El juego como una
chispa, una instancia movilizadora que contagia y pone en marcha al ser en
su totalidad: así Walter Benjamin, en un ejercicio pleno de clarividencia,
prefiguraba el mejor acercamiento posible a una película como La nueva
gran estafa.
Es en el
juego narrativo donde el nuevo film de Steven Soderbergh (secuela de La
gran estafa, que también dirigió) encuentra su encanto y, quizá, su
único mérito. En el juego como forma de establecer una puesta en escena y
articular el relato. También como un modo de apartarse de reglas
preconcebidas tradicionalmente por los géneros cinematográficos. Su
naturaleza lúdica le otorga una libertad que de manera caleidoscópica va
mutando, desplegándose y evidenciando –una de las cosas más maravillosas del
cine– su inverosimilitud. Soderbergh no duda en utilizar elementos ya
conocidos en su obra: el dislocamiento temporal a manera de flashbacks,
los golpes de montaje, el uso rítmico de la banda de sonido, los cuadros
congelados, los planos secuencia y los seguimientos con steadycam.

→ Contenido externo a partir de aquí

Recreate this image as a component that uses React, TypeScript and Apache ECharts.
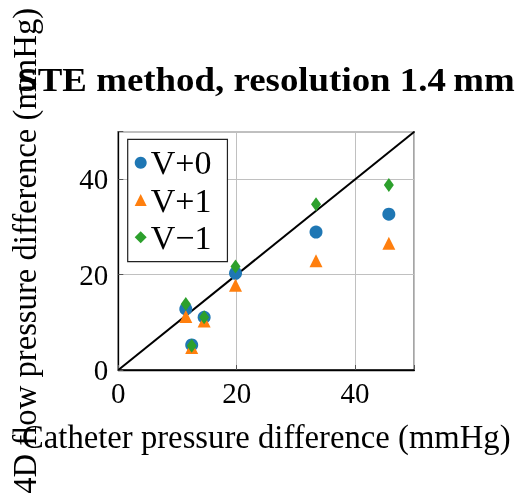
import React, { useEffect, useRef } from "react";
import * as echarts from "echarts";

const catheterX = [11.4, 14.5, 12.4, 19.8, 33.4, 45.7];
const vPlus0 = [12.8, 11.05, 5.25, 20.3, 28.95, 32.7];
const vPlus1 = [11.2, 10.3, 4.7, 17.8, 22.9, 26.6];
const vMinus1 = [13.85, 11.05, 5.1, 21.7, 34.8, 38.8];
const seriesNames = ["V+0", "V+1", "V\u22121"];
const identityLine = [[0, 0], [50, 50]];
const axisTicks = [0, 20, 40];

const FONT = "'Liberation Serif', 'DejaVu Serif', serif";

export default function App() {
  const ref = useRef<HTMLDivElement>(null);
  useEffect(() => {
    if (!ref.current) return;
    const chart = echarts.init(ref.current, undefined, { renderer: "svg" });
    const pair = (ys: number[]) => catheterX.map((x, i) => [x, ys[i]]);
    const axisCommon = {
      min: 0,
      max: 50,
      interval: 20,
      axisLine: { show: true, onZero: false, lineStyle: { color: "#000", width: 1.3 } },
      axisTick: { show: true, inside: true, length: 5, lineStyle: { color: "#555" } },
      splitLine: { show: true, lineStyle: { color: "#c0c0c0", width: 1 } },
      axisLabel: {
        fontFamily: FONT,
        fontSize: 29,
        color: "#000",
        formatter: (v: number) => (axisTicks.includes(v) ? String(v) : ""),
      },
      nameLocation: "middle" as const,
      nameTextStyle: { fontFamily: FONT, fontSize: 32.7, color: "#000" },
    };
    chart.setOption({
      animation: false,
      graphic: [
        {
          type: "text",
          x: 266,
          y: 79,
          scaleX: 1.085,
          style: {
            text: "STE method, resolution 1.4\u2009mm",
            fontFamily: FONT,
            fontSize: 34,
            fontWeight: "bold",
            fill: "#000",
            textAlign: "center",
            textVerticalAlign: "middle",
          },
          z: 10,
        },
      ],
      grid: {
        left: 118.3,
        right: 102.7,
        top: 131.7,
        bottom: 127,
        show: true,
        borderColor: "#000",
        borderWidth: 1.3,
      },
      xAxis: {
        ...axisCommon,
        type: "value",
        name: "Catheter pressure difference (mmHg)",
        nameGap: 50,
        axisLabel: { ...axisCommon.axisLabel, margin: 8 },
      },
      yAxis: {
        ...axisCommon,
        type: "value",
        name: "4D flow pressure difference (mmHg)",
        nameGap: 77,
        axisLabel: { ...axisCommon.axisLabel, margin: 10 },
      },
      legend: {
        left: 127.7,
        top: 139.3,
        orient: "vertical",
        backgroundColor: "#fff",
        borderColor: "#222",
        borderWidth: 1.2,
        borderRadius: 0,
        padding: [6.4, 16, 7.4, 7],
        itemGap: 3.3,
        itemWidth: 12,
        itemHeight: 12,
        textStyle: { fontFamily: FONT, fontSize: 34, color: "#000", padding: [0, 0, 0, -1] },
        data: seriesNames,
      },
      series: [
        {
          type: "line",
          data: identityLine,
          symbol: "none",
          lineStyle: { color: "#000", width: 2 },
          z: 1,
          silent: true,
        },
        {
          name: seriesNames[0],
          type: "scatter",
          data: pair(vPlus0),
          symbol: "circle",
          symbolSize: 13,
          itemStyle: { color: "#1f77b4", opacity: 1 },
          z: 2,
        },
        {
          name: seriesNames[1],
          type: "scatter",
          data: pair(vPlus1),
          symbol: "triangle",
          symbolSize: 13,
          itemStyle: { color: "#ff7f0e", opacity: 1 },
          z: 3,
        },
        {
          name: seriesNames[2],
          type: "scatter",
          data: pair(vMinus1),
          symbol: "diamond",
          symbolSize: [10, 14],
          itemStyle: { color: "#2ca02c", opacity: 1 },
          z: 4,
        },
      ],
    });
    return () => chart.dispose();
  }, []);
  return (
    <div
      ref={ref}
      style={{ position: "fixed", left: 0, top: 0, width: 517, height: 497 }}
    />
  );
}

Poco a poco la narrativa va decantando en un terreno que funde
autorreferencias, géneros, realidad, ficción y muchos caprichos (no en un
sentido peyorativo) para entregarse a un mero placer cholulo
prestidigitado por lo más cool del star-system.
El grupo
de Danny Ocean (George Clooney) funciona como una suerte de equipo campeón a
destronar, una banda de ladrones súper profesionales que pueden ser el
perfecto opuesto de aquel montón de vulgares y desafortunados rateros que
protagonizaban Bienvenidos a Collinwood, film en el que Clooney fue
actor y productor. La apropiación de dichos "laureles" es el objetivo de
François Toulour (Vincent Cassel), mejor conocido –claro que en el viejo
continente, que es donde la acción despunta– como “El Zorro Nocturno”.
Aprendido el legado de Howard Hawks, Ocean y los suyos se prestan (o mejor
dicho se deben prestar) a la competencia siguiendo a rajatabla su
propio sistema de reglas. Sistema que, como en gran parte del cine del
citado director, tiene como destino la consecución o recuperación de una
relación amorosa.
En La
gran estafa todo el atraco se montaba, amén de en la ganancia económica,
sobre la relación Clooney/Julia Roberts; ahora la tensión afectiva recae en
la dupla Brad Pitt/Catherine Zeta-Jones, algo más alicaída y mucho menos
interesante. Más allá de los protagonistas, estamos hablando de un guión
menos sólido y más confuso que su antecesor. Y esto va ligado a una
propuesta que no está tan obligada a lo genérico como la primera entrega
(constituida como una remake del film Once a la medianoche,
protagonizado por Frank Sinatra, Dean Martin, Sammy Davis Jr. y otros
miembros del legendario "Rat Pack" de los '60). Ahora el propósito es menos
una continuación de aquella historia que un viaje entre viejos amigos por
Europa... con una película como excusa.
Lo
llamativo (y tal vez acertado) es que el film no niega esa naturaleza (los
guiños constantes y cierta inclusión sorpresiva de personajes tienden a
ratificarlo). A diferencia de directores como Robert Altman (cabe recordar
Las reglas del juego o Prêt-A-Porter), Soderbergh juega –otra
vez– con el status de celebridad y con las frivolidades que le son
propias. Lejos de la burla irónica y de la entronización absurda, el relato
se parece a un recreo multimillonario e itinerante del que muchos
quisiéramos participar. Amigos, está confirmado: el crimen paga.